I came across Scott Adams’ blog. He’s the guy who’s responsible for snarky corporate slave, Dilbert. He was talking about his pet peeves in his blog, and shared this as one of them:
Unclear Queues
===========It bugs me when I can’t figure out who is next in line. I always blame the second person who arrived. The first person is blameless because one person can’t form a line even if he tries. But that second bastard can doom 20 people to incurable tension by refusing to stand directly behind the first person in an obvious “this is the line” fashion. That second idiot will start drifting to the side, perhaps checking out nearby merchandise or reading signs. That’s when the trouble begins.
The third person arrives and has no idea where to stand. It’s starting to look random. By the fifth person, the odds skyrocket that I will be accused of line-cutting no matter what I do. I spend my entire time in line rehearsing my imaginary defense for how I really was behind the guy that keeps wandering around.

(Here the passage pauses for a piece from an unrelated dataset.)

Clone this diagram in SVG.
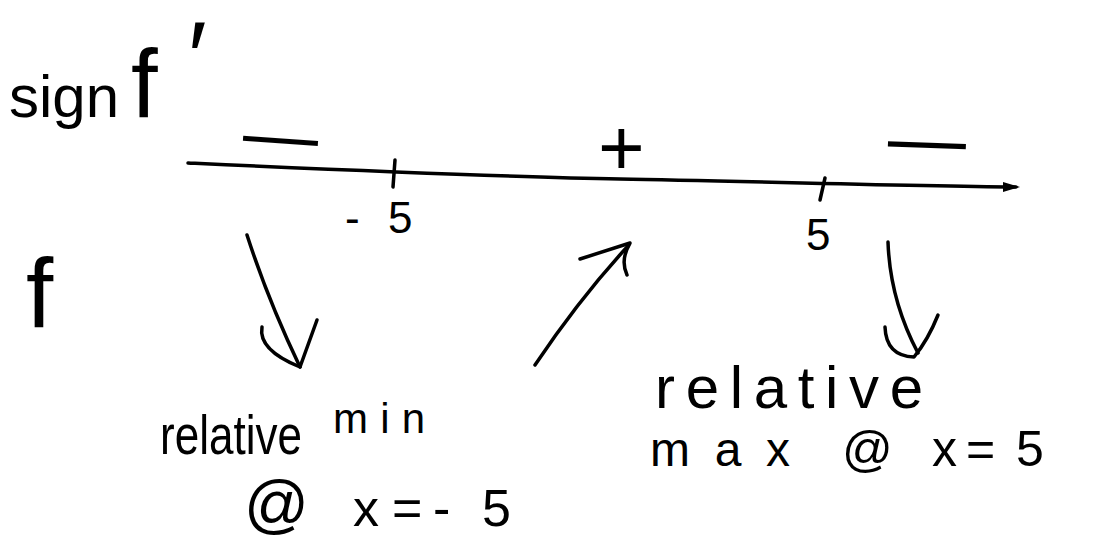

This reminds me of the pre-CRS UP days. During sophomore year, the comfort of block scheduling disappears and students are introduced to the elitist tri-college (CS, CSSP, CAS) priority enlistment, prerog (teacher’s prerogative), and to the loooong lines that give the moniker University of Pila.
The nightmare lines are for the popular GE subjects Soc Sci 2, Hum 2, and Kas 2. During my sophomore year, I had to be at the registration site by 7am, since Eng’g wasn’t a priority college. Still, I’d find 20-50 people ahead of me, camping the line outside the classroom.

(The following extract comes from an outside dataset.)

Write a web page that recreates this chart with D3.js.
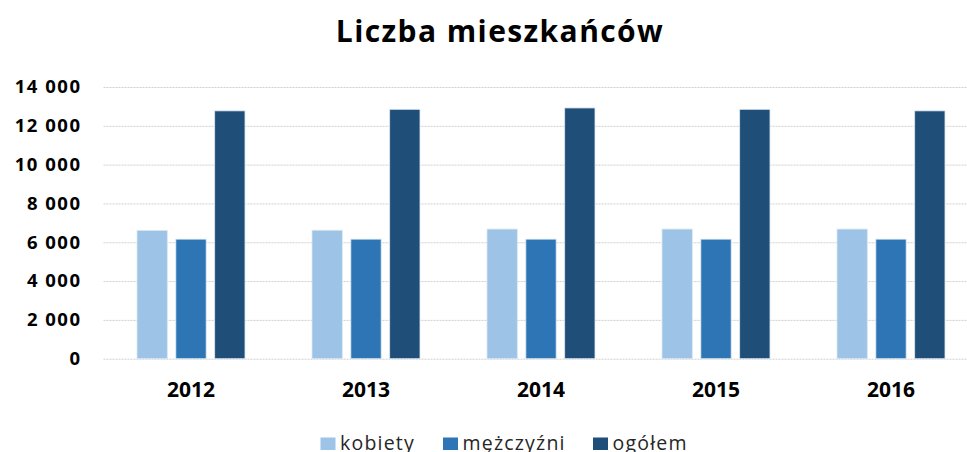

The irritating thing about these lines is that at some point, the last person has no idea for which subject the line is for. What’s more frustrating is that they don’t seem to mind the idea that they might be in the wrong line. I had to line up for Soc Sci 2, and the reg was in a classroom next to the Hum 2 reg. There were a bazillion lines snaking out till the AS lobby, and each person I asked (Which line is this for?) had 3 or 4 different answers. I had to fight my way to the frontlines (amidst people hissing for me to line up) to ask the person in charge what subject I the line was for. And when I went back to the end of the line and told the people in front me that it was for Soc Sci 2 and not for Hum 2, they wouldn’t even believe me. That it, until they got to the front and realized that they wasted 2 hours of their life lining up for a subject they didn’t want/need to take. As for me, I ran out of slots and had to prerog my way into a TTh class. Hehehe.